If you load all the SQL files before the data migration, you can experience problems. For example, you can have errors when the kettle job truncates the table at the start of the process. If a foreign key constraint is enforced, PostgreSQL cannot truncate a table referenced in a foreign key constraint and the job would error out.

You should first check the unsure file, verify that the SQL is fine or correct it if needed. Some SQL orders from the unsure files are to be run before the data migration, for example, default column values, procedures or functions, triggers. So move them to the before file.

You can then load the before file (before.sql). Then use the kettle jobs to migrate the data (migration.kjb). When this is done, load the rest of the unsure and the after file (unsure.sql and after.sql).

In case you are still using the original database, a specific kettle job is created so that you can feed the change periodically to your PostgreSQL database (incremental.kjb).

What is this IGNORE NULLS I have to change in kettle.properties ?

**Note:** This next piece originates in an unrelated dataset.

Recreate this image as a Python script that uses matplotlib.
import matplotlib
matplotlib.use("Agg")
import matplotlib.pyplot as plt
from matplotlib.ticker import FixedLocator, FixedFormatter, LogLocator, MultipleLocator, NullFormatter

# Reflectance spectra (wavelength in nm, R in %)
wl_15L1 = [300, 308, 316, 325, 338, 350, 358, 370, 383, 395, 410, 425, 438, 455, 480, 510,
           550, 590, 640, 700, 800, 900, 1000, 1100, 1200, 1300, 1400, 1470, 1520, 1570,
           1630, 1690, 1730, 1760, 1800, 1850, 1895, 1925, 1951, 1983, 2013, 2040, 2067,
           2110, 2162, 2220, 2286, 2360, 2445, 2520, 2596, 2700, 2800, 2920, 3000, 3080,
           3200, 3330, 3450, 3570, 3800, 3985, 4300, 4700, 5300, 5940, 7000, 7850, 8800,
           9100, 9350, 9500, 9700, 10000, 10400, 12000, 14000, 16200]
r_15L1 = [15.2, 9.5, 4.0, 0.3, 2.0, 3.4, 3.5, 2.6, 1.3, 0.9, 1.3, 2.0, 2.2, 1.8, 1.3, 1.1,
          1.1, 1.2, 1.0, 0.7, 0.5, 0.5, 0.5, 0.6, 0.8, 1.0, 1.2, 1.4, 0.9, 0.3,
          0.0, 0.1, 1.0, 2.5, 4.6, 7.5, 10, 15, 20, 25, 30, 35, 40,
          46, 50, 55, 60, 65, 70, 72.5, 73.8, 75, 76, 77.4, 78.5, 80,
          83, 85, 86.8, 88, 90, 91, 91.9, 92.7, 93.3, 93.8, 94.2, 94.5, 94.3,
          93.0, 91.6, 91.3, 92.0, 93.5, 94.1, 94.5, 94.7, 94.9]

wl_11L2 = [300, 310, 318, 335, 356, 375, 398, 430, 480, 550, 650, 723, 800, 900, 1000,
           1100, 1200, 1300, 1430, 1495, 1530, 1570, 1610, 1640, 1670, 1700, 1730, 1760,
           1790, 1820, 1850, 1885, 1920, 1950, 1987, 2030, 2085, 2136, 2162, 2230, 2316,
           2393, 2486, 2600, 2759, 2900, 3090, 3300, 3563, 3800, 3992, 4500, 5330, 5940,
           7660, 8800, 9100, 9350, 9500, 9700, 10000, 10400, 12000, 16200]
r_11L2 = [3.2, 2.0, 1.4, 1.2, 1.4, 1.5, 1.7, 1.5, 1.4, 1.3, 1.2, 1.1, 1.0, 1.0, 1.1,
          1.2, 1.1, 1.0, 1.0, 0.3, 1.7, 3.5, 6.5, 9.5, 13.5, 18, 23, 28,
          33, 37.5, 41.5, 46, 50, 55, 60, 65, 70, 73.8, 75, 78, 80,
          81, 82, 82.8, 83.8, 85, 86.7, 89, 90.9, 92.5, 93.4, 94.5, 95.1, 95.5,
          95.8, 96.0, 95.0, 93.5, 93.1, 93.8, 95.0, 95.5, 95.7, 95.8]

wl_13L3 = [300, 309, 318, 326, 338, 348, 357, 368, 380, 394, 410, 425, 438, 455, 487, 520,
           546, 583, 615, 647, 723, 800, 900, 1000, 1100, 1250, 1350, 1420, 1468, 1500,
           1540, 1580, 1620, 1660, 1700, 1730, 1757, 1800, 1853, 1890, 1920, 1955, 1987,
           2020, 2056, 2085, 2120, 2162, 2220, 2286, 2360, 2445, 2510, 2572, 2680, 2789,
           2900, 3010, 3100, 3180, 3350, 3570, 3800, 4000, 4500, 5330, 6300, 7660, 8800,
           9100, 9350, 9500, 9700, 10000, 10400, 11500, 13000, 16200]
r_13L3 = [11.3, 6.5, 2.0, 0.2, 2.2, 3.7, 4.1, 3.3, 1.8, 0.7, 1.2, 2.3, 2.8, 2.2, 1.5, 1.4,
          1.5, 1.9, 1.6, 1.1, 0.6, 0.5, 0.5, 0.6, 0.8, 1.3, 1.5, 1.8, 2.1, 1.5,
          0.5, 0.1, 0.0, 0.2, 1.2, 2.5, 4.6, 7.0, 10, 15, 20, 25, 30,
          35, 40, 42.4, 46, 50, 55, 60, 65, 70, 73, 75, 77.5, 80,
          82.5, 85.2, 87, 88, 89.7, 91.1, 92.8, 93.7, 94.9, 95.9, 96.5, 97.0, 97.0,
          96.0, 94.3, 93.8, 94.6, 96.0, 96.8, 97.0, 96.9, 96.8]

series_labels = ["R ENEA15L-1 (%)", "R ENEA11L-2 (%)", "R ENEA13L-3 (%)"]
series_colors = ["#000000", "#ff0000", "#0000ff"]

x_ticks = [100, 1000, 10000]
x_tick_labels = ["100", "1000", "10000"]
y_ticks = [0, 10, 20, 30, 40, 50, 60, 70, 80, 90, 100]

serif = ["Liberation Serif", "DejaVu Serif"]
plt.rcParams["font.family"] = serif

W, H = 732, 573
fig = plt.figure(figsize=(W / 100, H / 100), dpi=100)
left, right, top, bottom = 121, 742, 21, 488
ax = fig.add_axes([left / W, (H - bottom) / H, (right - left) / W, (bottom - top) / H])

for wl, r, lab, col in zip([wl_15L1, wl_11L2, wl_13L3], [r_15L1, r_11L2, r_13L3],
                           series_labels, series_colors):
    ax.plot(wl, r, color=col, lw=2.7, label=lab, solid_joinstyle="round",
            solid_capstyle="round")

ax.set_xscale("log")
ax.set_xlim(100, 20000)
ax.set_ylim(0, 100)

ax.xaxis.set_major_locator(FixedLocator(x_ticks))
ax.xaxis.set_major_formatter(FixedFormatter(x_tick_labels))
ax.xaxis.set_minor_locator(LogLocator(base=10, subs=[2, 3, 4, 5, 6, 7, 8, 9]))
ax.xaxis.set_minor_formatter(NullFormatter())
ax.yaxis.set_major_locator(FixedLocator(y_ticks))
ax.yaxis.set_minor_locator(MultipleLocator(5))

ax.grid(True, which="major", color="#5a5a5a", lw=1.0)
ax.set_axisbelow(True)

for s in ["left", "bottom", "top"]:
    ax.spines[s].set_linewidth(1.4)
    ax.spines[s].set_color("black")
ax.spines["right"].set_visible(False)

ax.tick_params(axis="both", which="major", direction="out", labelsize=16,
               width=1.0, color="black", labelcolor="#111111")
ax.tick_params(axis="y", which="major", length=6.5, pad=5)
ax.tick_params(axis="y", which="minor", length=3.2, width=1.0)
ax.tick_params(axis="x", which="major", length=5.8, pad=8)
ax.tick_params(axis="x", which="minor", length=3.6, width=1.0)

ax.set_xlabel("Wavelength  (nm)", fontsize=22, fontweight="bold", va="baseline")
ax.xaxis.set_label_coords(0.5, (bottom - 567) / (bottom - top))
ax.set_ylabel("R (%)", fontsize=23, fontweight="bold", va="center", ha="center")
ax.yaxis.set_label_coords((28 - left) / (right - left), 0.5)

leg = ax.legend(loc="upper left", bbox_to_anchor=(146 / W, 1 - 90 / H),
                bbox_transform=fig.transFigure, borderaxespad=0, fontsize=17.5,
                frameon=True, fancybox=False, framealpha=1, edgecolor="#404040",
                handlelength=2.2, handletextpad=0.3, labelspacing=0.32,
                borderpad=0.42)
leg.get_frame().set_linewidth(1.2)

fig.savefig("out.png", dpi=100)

Because Kettle behaves by default the way Oracle behaves: for Oracle, a NULL and an empty string are the same. You don't want this here, because neither SQL Server nor PostgreSQL do this.

What problems will I face after the migration ?

Here are those I faced:

  • It seems that there is no way (at least with certain SQL Server versions) to tell if a constraint is enforced on the whole table or only for new records. Anyway, this information isn't available in the SQL dump provided by SQL Sever. So you may have constraints that won't validate anyway
  • Case sensivity is on a per-column basis in SQL Server (you choose the collation per column, and case sensitivity is part of the collation). In PostgreSQL, everything is case sensitive. I tried to emulate that with citext, but if you can avoid it, do it. You'll have casting between citext and varchar/text everywhere, bad plans, etc.
  • Some columns may take into account trailing spaces, some won't (it must be ansi_padding). Anyway, this doesn't exist either in PG. So more constraints will fail.
  • PLpgSQL is very different from T-SQL, so you'll have trouble with stored procedures. It may be worth to give https://bitbucket.org/openscg/pgtsql a try …

Can this tool migrate functions and stored procedures?

No, Transact-SQL is very different from PostgreSQL's many PL languages. These would need a manual migration.